To consider a language as ''living'' in the way an animal or a plant lives is as far as I know a century-old linguistical theory -- besides other theories.
It's a very romantic theory, therefore it has many supporters.

Is e.g. Latin e dead lanuage? Maybe there aren't people with Latin as mother tongue, but it is tought and still spoken. And if you say, that there are no words for modern days things in Latin, why not inventing such words, according to the known rules for building up latin words, of course?
Even Hebrew was reactivated, so why not Latin? Many auxillary languages are based on Latin, Latin is still used for building up words in science, the descendents of Latin are still spoken all over the world. So when do you consider a language as dead?

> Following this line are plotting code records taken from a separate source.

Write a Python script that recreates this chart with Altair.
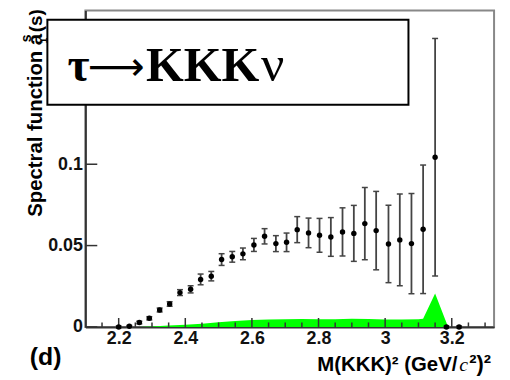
import altair as alt
import pandas as pd

# ---------------- data ----------------
mass = [2.200, 2.232, 2.262, 2.292, 2.323, 2.353, 2.384, 2.416, 2.446, 2.478,
        2.509, 2.541, 2.573, 2.606, 2.638, 2.672, 2.704, 2.736, 2.770, 2.803,
        2.837, 2.872, 2.906, 2.939, 2.973, 3.010, 3.044, 3.079, 3.114, 3.150,
        3.184, 3.222]
spec = [0.0, 0.0004, 0.0027, 0.0053, 0.0104, 0.0141, 0.0211, 0.0231, 0.0292, 0.0312,
        0.0414, 0.0431, 0.0449, 0.0504, 0.0557, 0.0512, 0.0520, 0.0598, 0.0578, 0.0563,
        0.0553, 0.0584, 0.0575, 0.0635, 0.0592, 0.0510, 0.0535, 0.0512, 0.0600, 0.1043,
        0.0, 0.0]
err = [0.0005, 0.0005, 0.0008, 0.0010, 0.0012, 0.0014, 0.0018, 0.0022, 0.0033, 0.0029,
       0.0036, 0.0033, 0.0036, 0.0040, 0.0047, 0.0049, 0.0057, 0.0080, 0.0091, 0.0104,
       0.0119, 0.0148, 0.0172, 0.0222, 0.0241, 0.0238, 0.0282, 0.0308, 0.0395, 0.0730,
       0.0005, 0.0005]

bkg_mass = [2.26, 2.30, 2.35, 2.40, 2.45, 2.50, 2.55, 2.60, 2.65, 2.70, 2.75,
            2.80, 2.85, 2.90, 2.95, 3.00, 3.05, 3.10, 3.114, 3.150, 3.189]
bkg_val = [0.0, 0.0003, 0.0008, 0.0013, 0.0020, 0.0029, 0.0036, 0.0042, 0.0045, 0.0047, 0.0048,
           0.0047, 0.0047, 0.0050, 0.0048, 0.0046, 0.0045, 0.0047, 0.0051, 0.0206, 0.0]

x_major = [2.2, 2.4, 2.6, 2.8, 3.0, 3.2]
x_minor = [2.15, 2.25, 2.3, 2.35, 2.45, 2.5, 2.55, 2.65, 2.7, 2.75, 2.85, 2.9,
           2.95, 3.05, 3.1, 3.15, 3.25, 3.3]
y_major = [0.0, 0.05, 0.1]

# ---------------- layout ----------------
W, H = 412, 319
X0, Y0 = 86, 9          # absolute position of plot origin in the page
XDOM = [2.1, 3.327]
YDOM = [0.0, 0.1945]

SANS = "Liberation Sans"
SERIF = "Liberation Serif"

xaxis = alt.Axis(values=x_major, format="~g", ticks=False, tickSize=0, grid=False,
                 domain=True, domainColor="#333333", domainWidth=2,
                 labelFont=SANS, labelFontWeight="bold", labelFontSize=18,
                 labelColor="#111111", labelPadding=3, title=None)
yaxis = alt.Axis(values=y_major, format="~g", ticks=False, tickSize=0, grid=False,
                 domain=True, domainColor="#333333", domainWidth=2,
                 labelFont=SANS, labelFontWeight="bold", labelFontSize=18,
                 labelColor="#111111", labelPadding=3, title=None)


def X(f):
    return alt.X(f"{f}:Q", scale=alt.Scale(domain=XDOM, nice=False, zero=False), axis=xaxis)


def Y(f):
    return alt.Y(f"{f}:Q", scale=alt.Scale(domain=YDOM, nice=False, zero=False), axis=yaxis)


pts = pd.DataFrame({"m": mass, "s": spec,
                    "lo": [s - e for s, e in zip(spec, err)],
                    "hi": [s + e for s, e in zip(spec, err)]})
bkg = pd.DataFrame({"m": bkg_mass, "v": bkg_val})
one = pd.DataFrame({"k": [0]})

area = alt.Chart(bkg).mark_area(color="#00ff00", opacity=1).encode(x=X("m"), y=Y("v"))

xt_major = alt.Chart(pd.DataFrame({"v": x_major})).mark_rule(color="#333333", strokeWidth=1.5).encode(
    x=X("v"), y=alt.value(H), y2=alt.value(H - 9))
xt_minor = alt.Chart(pd.DataFrame({"v": x_minor})).mark_rule(color="#333333", strokeWidth=1.5).encode(
    x=X("v"), y=alt.value(H), y2=alt.value(H - 4.5))
yt_major = alt.Chart(pd.DataFrame({"v": y_major})).mark_rule(color="#333333", strokeWidth=1.5).encode(
    y=Y("v"), x=alt.value(0), x2=alt.value(12))

bars = alt.Chart(pts).mark_rule(color="#444444", strokeWidth=1.8).encode(
    x=X("m"), y=Y("lo"), y2=alt.Y2("hi"))
cap_hi = alt.Chart(pts).mark_rule(color="#444444", strokeWidth=1.5, xOffset=-3, x2Offset=3).encode(
    x=X("m"), x2=alt.X2("m"), y=Y("hi"))
cap_lo = alt.Chart(pts).mark_rule(color="#444444", strokeWidth=1.5, xOffset=-3, x2Offset=3).encode(
    x=X("m"), x2=alt.X2("m"), y=Y("lo"))
dots = alt.Chart(pts).mark_circle(size=30, color="black", opacity=1).encode(x=X("m"), y=Y("s"))

box = alt.Chart(one).mark_rect(fill="white", stroke="black", strokeWidth=2).encode(
    x=alt.value(47.7 - X0), x2=alt.value(411.7 - X0), y=alt.value(18.3 - Y0), y2=alt.value(104 - Y0))


def txt(text, x, y, size, font=SANS, weight="bold", style="normal", align="left", angle=0):
    return alt.Chart(one).mark_text(text=text, font=font, fontSize=size, fontWeight=weight,
                                    fontStyle=style, align=align, baseline="alphabetic",
                                    angle=angle, color="black").encode(
        x=alt.value(x - X0), y=alt.value(y - Y0))


texts = [
    # box label
    txt("τ", 68, 80, 48, font=SERIF),
    txt("⟶", 117, 79, 40, font="DejaVu Sans", weight="normal", align="center"),
    txt("KKK", 147, 80, 49, font=SERIF),
    txt("ν", 263, 80, 52, font=SERIF, weight="normal"),
    # y title (rotated)
    txt("Spectral function a", 42, 217, 20.5, angle=270),
    txt("s", 31, 41, 14, angle=270),
    txt("1", 47, 42, 10, angle=270),
    txt("(s)", 42, 31, 19, angle=270),
    # panel letter
    txt("(d)", 30, 366.5, 25),
    # x title
    txt("M(KKK)²  (GeV/", 461, 372, 20.5, align="right"),
    txt("c", 463, 372, 20, font=SERIF, weight="normal", style="italic"),
    txt("²)²", 473, 372, 22),
]

chart = alt.layer(area, xt_minor, xt_major, yt_major, bars, cap_hi, cap_lo, dots, box, *texts).properties(
    width=W, height=H,
    autosize=alt.AutoSizeParams(type="none"),
    padding={"left": X0 - 8, "top": Y0 - 8, "right": 8, "bottom": 52},
).configure_view(stroke="#888888", strokeWidth=2)

chart.save("out.html", embed_options={"renderer": "svg", "actions": False})
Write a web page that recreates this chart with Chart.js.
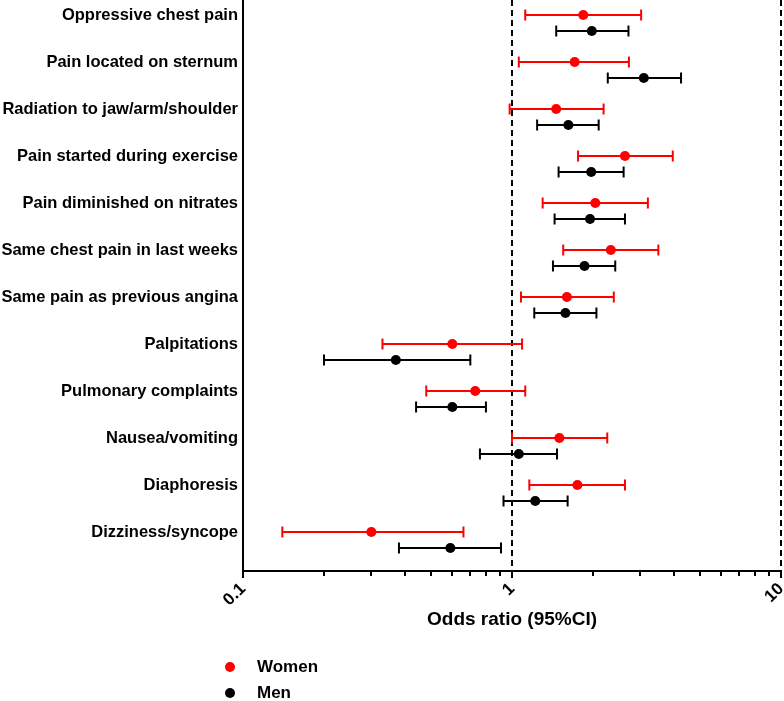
<!DOCTYPE html>
<html>
<head>
<meta charset="utf-8">
<script src="https://cdn.jsdelivr.net/npm/chart.js@4"></script>
<style>
  body { margin: 0; background: #fff; }
  #wrap { position: relative; width: 784px; height: 701px; }
  #leyenda { position: absolute; left: 222px; top: 654px; font: bold 17px "Liberation Sans", Arial, sans-serif; color: #000; }
  #leyenda div { height: 26px; line-height: 26px; display: flex; align-items: center; }
  #leyenda span.punto { display: inline-block; width: 10px; height: 10px; border-radius: 50%; margin-left: 3px; margin-right: 22px; }
</style>
</head>
<body>
<div id="wrap">
  <canvas id="forest"></canvas>
  <div id="leyenda"></div>
</div>
<script>
// categorias (de arriba hacia abajo)
const sintomas = [
  "Oppressive chest pain",
  "Pain located on sternum",
  "Radiation to jaw/arm/shoulder",
  "Pain started during exercise",
  "Pain diminished on nitrates",
  "Same chest pain in last weeks",
  "Same pain as previous angina",
  "Palpitations",
  "Pulmonary complaints",
  "Nausea/vomiting",
  "Diaphoresis",
  "Dizziness/syncope"
];

// Mujeres: odds ratio e intervalo de confianza 95%
const womenOR   = [1.84, 1.71, 1.46, 2.63, 2.04, 2.33, 1.60, 0.60, 0.73, 1.50, 1.75, 0.30];
const womenLow  = [1.12, 1.06, 0.98, 1.76, 1.30, 1.55, 1.08, 0.33, 0.48, 1.00, 1.16, 0.14];
const womenHigh = [3.02, 2.72, 2.19, 3.96, 3.20, 3.50, 2.39, 1.09, 1.12, 2.26, 2.63, 0.66];

// Hombres
const menOR   = [1.98, 3.09, 1.62, 1.97, 1.95, 1.86, 1.58, 0.37, 0.60, 1.06, 1.22, 0.59];
const menLow  = [1.46, 2.27, 1.24, 1.49, 1.44, 1.42, 1.21, 0.20, 0.44, 0.76, 0.93, 0.38];
const menHigh = [2.71, 4.25, 2.10, 2.60, 2.63, 2.42, 2.06, 0.70, 0.80, 1.47, 1.61, 0.91];

// ticks del eje x (logaritmico)
const xTicks = [0.1, 0.2, 0.3, 0.4, 0.5, 0.6, 0.7, 0.8, 0.9, 1, 2, 3, 4, 5, 6, 7, 8, 9, 10];
const xMajor = [0.1, 1, 10];

const ROJO = "#ff0000";
const NEGRO = "#000000";
const FUENTE = "'Liberation Sans', Arial, sans-serif";
const DESPLAZ = 0.34; // separacion hombres respecto a mujeres dentro de cada fila

const grupos = [
  { label: "Women", color: ROJO,  or: womenOR, lo: womenLow, hi: womenHigh, off: 0 },
  { label: "Men",   color: NEGRO, or: menOR,   lo: menLow,   hi: menHigh,   off: DESPLAZ }
];

const datasets = [];
// barras de error (una por fila y grupo)
grupos.forEach(g => {
  sintomas.forEach((s, i) => {
    datasets.push({
      label: g.label + " CI",
      data: [{ x: g.lo[i], y: i + g.off }, { x: g.hi[i], y: i + g.off }],
      showLine: true,
      borderColor: g.color,
      borderWidth: 2,
      pointStyle: "line",
      rotation: 90,
      pointRadius: 5.5,
      pointBorderWidth: 2,
      pointBorderColor: g.color,
      clip: false
    });
  });
});
// puntos del odds ratio
grupos.forEach(g => {
  datasets.push({
    label: g.label,
    data: g.or.map((v, i) => ({ x: v, y: i + g.off })),
    pointRadius: 5,
    pointBorderWidth: 0,
    backgroundColor: g.color,
    borderColor: g.color,
    clip: false
  });
});

const ctx = document.getElementById("forest").getContext("2d");
const chart = new Chart(ctx, {
  type: "scatter",
  data: { datasets: datasets },
  options: {
    responsive: true,
    maintainAspectRatio: false,
    animation: false,
    layout: { autoPadding: false, padding: { top: 0, right: 3, bottom: 68, left: 0 } },
    plugins: {
      legend: { display: false },
      tooltip: { enabled: false }
    },
    scales: {
      x: {
        type: "logarithmic",
        min: 0.1,
        max: 10,
        afterBuildTicks: axis => {
          axis.ticks = xTicks.map(v => ({ value: v, major: xMajor.includes(v) }));
        },
        afterFit: axis => {
          axis.height = 62;
          axis.paddingLeft = 0;
          axis.paddingRight = 0;
        },
        ticks: {
          autoSkip: false,
          minRotation: 45,
          maxRotation: 45,
          padding: 1,
          color: NEGRO,
          font: { family: FUENTE, size: 17, weight: "bold" },
          callback: v => (xMajor.includes(v) ? String(v) : "")
        },
        grid: {
          drawOnChartArea: true,
          lineWidth: 2,
          color: c => (c.tick && (c.tick.value === 1 || c.tick.value === 10) ? NEGRO : "rgba(0,0,0,0)"),
          tickLength: 7,
          tickWidth: 2,
          tickColor: NEGRO,
          tickBorderDash: c => (c.tick && xMajor.includes(c.tick.value) ? [] : [4, 30])
        },
        border: { display: true, color: NEGRO, width: 2, dash: [6, 4] },
        title: {
          display: true,
          text: "Odds ratio (95%CI)",
          color: NEGRO,
          font: { family: FUENTE, size: 19, weight: "bold" },
          padding: { top: 0, bottom: 2 }
        }
      },
      y: {
        type: "linear",
        reverse: true,
        min: -0.32,
        max: 11.83,
        afterBuildTicks: axis => {
          axis.ticks = sintomas.map((s, i) => ({ value: i }));
        },
        afterFit: axis => {
          axis.width = 243;
          axis.paddingTop = 0;
          axis.paddingBottom = 0;
        },
        ticks: {
          autoSkip: false,
          padding: 5,
          color: NEGRO,
          font: { family: FUENTE, size: 16.5, weight: "bold" },
          callback: v => sintomas[v]
        },
        grid: { display: false, drawTicks: false },
        border: { display: true, color: NEGRO, width: 2 }
      }
    }
  }
});

// leyenda en HTML (vertical, abajo a la izquierda)
const leyenda = document.getElementById("leyenda");
grupos.forEach(g => {
  const fila = document.createElement("div");
  const punto = document.createElement("span");
  punto.className = "punto";
  punto.style.background = g.color;
  fila.appendChild(punto);
  fila.appendChild(document.createTextNode(g.label));
  leyenda.appendChild(fila);
});
</script>
</body>
</html>
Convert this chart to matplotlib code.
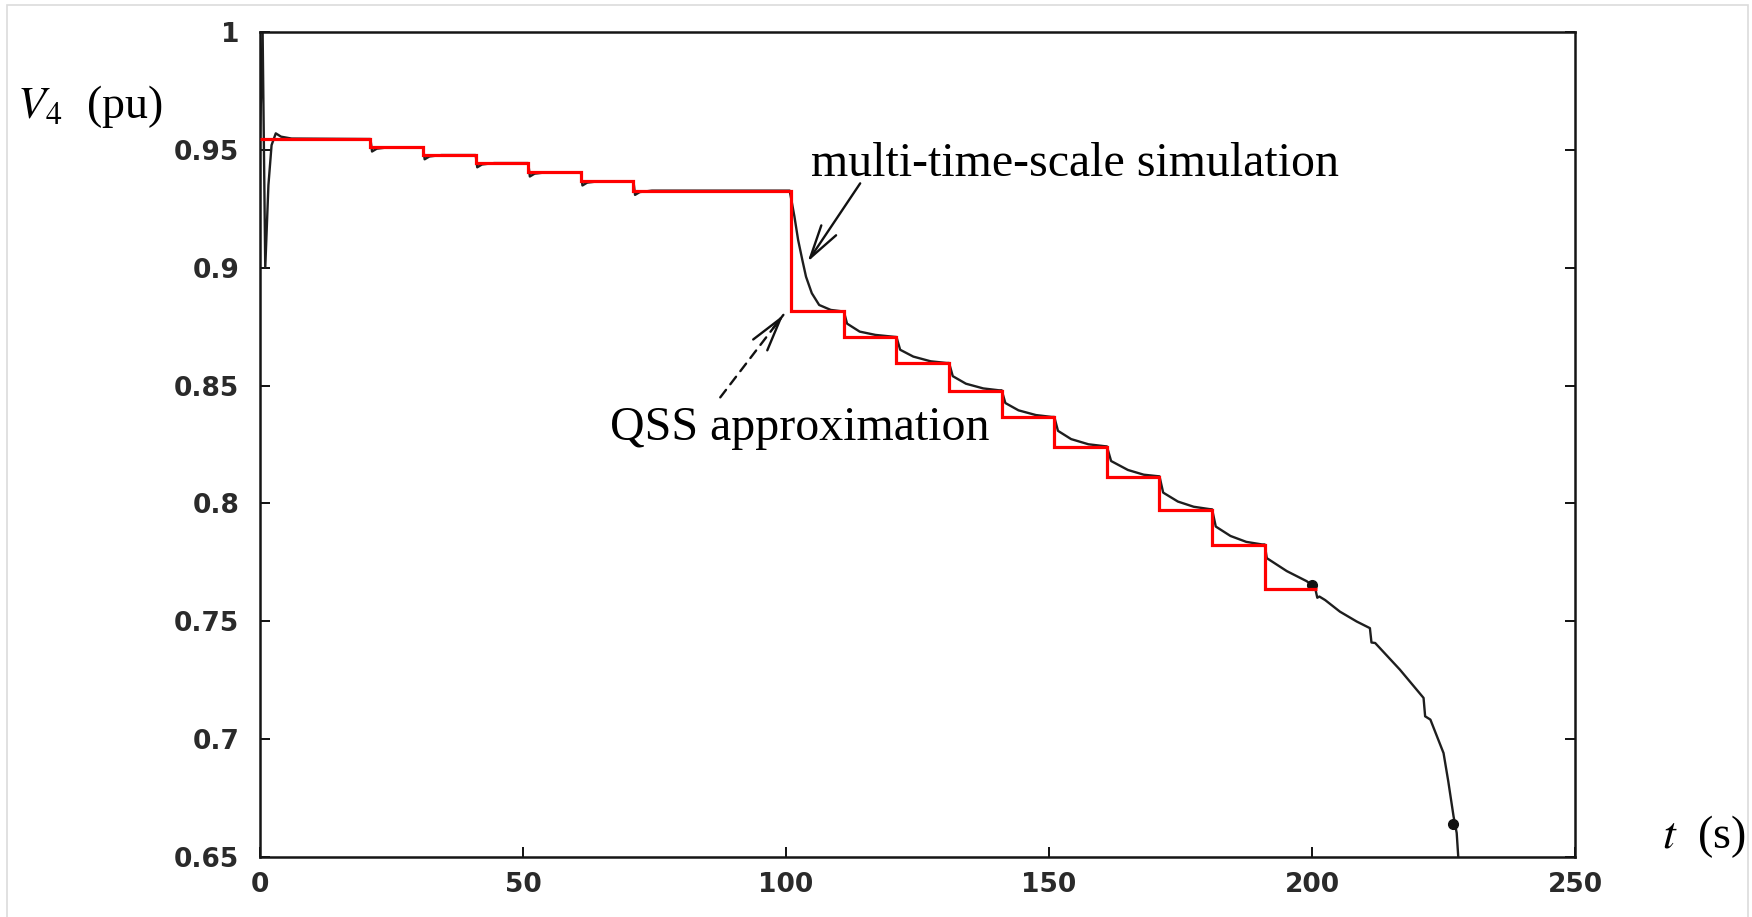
import matplotlib

matplotlib.use("Agg")
import matplotlib.pyplot as plt
from matplotlib.patches import Rectangle
from matplotlib.ticker import FuncFormatter

# QSS approximation: staircase levels between switching instants (s, pu)
qss_t = [0, 21, 31, 41, 51, 61, 71, 101, 111, 121, 131, 141, 151, 161, 171, 181, 191, 201]
qss_v = [0.9545, 0.9511, 0.9478, 0.9444, 0.9405, 0.9367, 0.9327, 0.8817, 0.8705,
         0.8595, 0.8479, 0.8366, 0.8241, 0.8114, 0.7973, 0.7824, 0.7638]

# multi-time-scale simulation
sim_t = [0.0, 0.5, 1.0, 1.6, 2.2, 3.0, 4.0, 6.0, 21.0,
         21.3, 22.2, 24.5, 31.0,
         31.3, 32.2, 34.5, 41.0,
         41.3, 42.2, 44.5, 51.0,
         51.3, 52.2, 54.5, 61.0,
         61.3, 62.2, 64.5, 71.0,
         71.3, 72.2, 74.5, 100.7,
         101.6, 102.3, 103.1, 103.8, 104.9, 106.3, 108.5,
         111.0, 111.6, 114.0, 117.0, 120.5,
         121.0, 121.7, 124.2, 127.5, 130.5,
         131.0, 131.7, 134.2, 137.5, 140.5,
         141.0, 141.7, 144.2, 147.5, 150.5,
         151.0, 151.7, 154.2, 157.5, 160.5,
         161.0, 161.8, 165.0, 168.0, 170.5,
         171.0, 171.7, 174.5, 177.5, 180.5,
         181.0, 181.7, 184.5, 187.5, 190.5,
         191.0, 191.4, 195.2, 199.0, 199.9,
         200.5, 201.0, 201.4, 202.5, 205.3, 208.5, 211.0,
         211.3, 212.0, 216.7, 221.2, 221.5, 222.5, 225.0,
         225.9, 226.9, 227.5, 227.8]
sim_v = [0.9550, 1.0000, 0.9000, 0.9350, 0.9520, 0.9570, 0.9556, 0.9548, 0.9546,
         0.9493, 0.9505, 0.9511, 0.9511,
         0.9460, 0.9472, 0.9478, 0.9478,
         0.9426, 0.9438, 0.9444, 0.9444,
         0.9387, 0.9399, 0.9405, 0.9405,
         0.9349, 0.9361, 0.9367, 0.9367,
         0.9309, 0.9321, 0.9327, 0.9327,
         0.9217, 0.9118, 0.9033, 0.8962, 0.8892, 0.8842, 0.8821,
         0.8814, 0.8763, 0.8729, 0.8715, 0.8707,
         0.8706, 0.8652, 0.8623, 0.8603, 0.8596,
         0.8596, 0.8540, 0.8508, 0.8488, 0.8480,
         0.8480, 0.8426, 0.8395, 0.8375, 0.8367,
         0.8367, 0.8308, 0.8273, 0.8251, 0.8243,
         0.8242, 0.8180, 0.8142, 0.8122, 0.8116,
         0.8115, 0.8046, 0.8008, 0.7986, 0.7976,
         0.7975, 0.7902, 0.7862, 0.7837, 0.7826,
         0.7826, 0.7768, 0.7713, 0.7670, 0.7654,
         0.7650, 0.7600, 0.7605, 0.7590, 0.7541, 0.7499, 0.7471,
         0.7410, 0.7408, 0.7295, 0.7175, 0.7097, 0.7083, 0.6941,
         0.6821, 0.6673, 0.6602, 0.6500]

# thick blots on the simulated trace
blot_t = [199.9, 226.8]
blot_v = [0.7656, 0.6640]

x_ticks = [0, 50, 100, 150, 200, 250]
y_ticks = [0.65, 0.7, 0.75, 0.8, 0.85, 0.9, 0.95, 1.0]

plt.rcParams["mathtext.fontset"] = "stix"

fig = plt.figure(figsize=(17.52, 9.17), dpi=100)
fig.patches.append(Rectangle((7 / 1752, -0.01), 1741 / 1752, 1.01 - 5 / 917,
                             transform=fig.transFigure, fill=False,
                             edgecolor="#dcdcdc", linewidth=1.2))
ax = fig.add_axes([0.1484, 0.0654, 0.7506, 0.8997])

ax.plot(sim_t, sim_v, color="#1e1e1e", linewidth=1.7, zorder=2)
ax.plot(blot_t, blot_v, linestyle="none", marker="o", markersize=7,
        color="#111111", zorder=2)
ax.stairs(qss_v, qss_t, color="#ff0000", linewidth=2.3, baseline=None, zorder=3)

ax.set_xlim(0, 250)
ax.set_ylim(0.65, 1.0)
ax.set_xticks(x_ticks)
ax.set_yticks(y_ticks)
ax.yaxis.set_major_formatter(FuncFormatter(lambda v, _: f"{v:g}"))
ax.tick_params(direction="in", length=7, width=1.4, labelsize=19,
               top=False, right=True, colors="#111111")
ax.tick_params(axis="x", pad=11)
ax.tick_params(axis="y", pad=15)
for lab in ax.get_xticklabels() + ax.get_yticklabels():
    lab.set_fontfamily("DejaVu Sans")
    lab.set_fontweight("bold")
    lab.set_color("#2a2a2a")
for sp in ax.spines.values():
    sp.set_linewidth(1.8)
    sp.set_color("#151515")

serif = "Liberation Serif"
head = "->,head_length=1.2,head_width=0.32"
ax.annotate("", xy=(104.1, 0.9025), xytext=(114.1, 0.9358),
            arrowprops=dict(arrowstyle=head, color="#111111", lw=1.7,
                            shrinkA=0, shrinkB=0, mutation_scale=20))
ax.text(104.8, 0.939, "multi-time-scale simulation", fontsize=34.5, family=serif,
        va="baseline", ha="left")

# dashed shaft, solid head
ax.annotate("", xy=(99.5, 0.880), xytext=(87.5, 0.845),
            arrowprops=dict(arrowstyle="-", color="#111111", lw=1.7,
                            linestyle=(0, (4, 3)), shrinkA=0, shrinkB=0))
ax.annotate("", xy=(99.5, 0.880), xytext=(97.6, 0.8745),
            arrowprops=dict(arrowstyle=head, color="#111111", lw=1.7,
                            shrinkA=0, shrinkB=0, mutation_scale=20))
ax.text(66.5, 0.827, "QSS approximation", fontsize=34.5, family=serif,
        va="baseline", ha="left")

fig.text(17 / 1752, 1 - 118 / 917, r"$V_4$  (pu)", fontsize=33, family=serif,
         va="baseline", ha="left")
fig.text(1662 / 1752, 1 - 848 / 917, r"$t$  (s)", fontsize=33, family=serif,
         va="baseline", ha="left")

fig.savefig("out.png", dpi=100)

<<Then, of course, maybe Americans have turned Englsih into their own language ( bastardized, perhaps, in your eyes).>>

The other way round: If English was turned by whomever into their own language (more precise into there own variety of English, which maybe hard to understand for others or for non-native speakers), is it then justified to still call it English?

<<There are many variations on the language as we see on this site and so I guess my attitude is, live and let live. Speak the language as it speaks to you. In other words, live it and don't fuss too much, easier said than done and all of that. But still . . . >>

If we want English as a language for international and intercultural communication, there must be a kernal of the language which is not allowed to change, otherwise English will not be able to serve this purpose.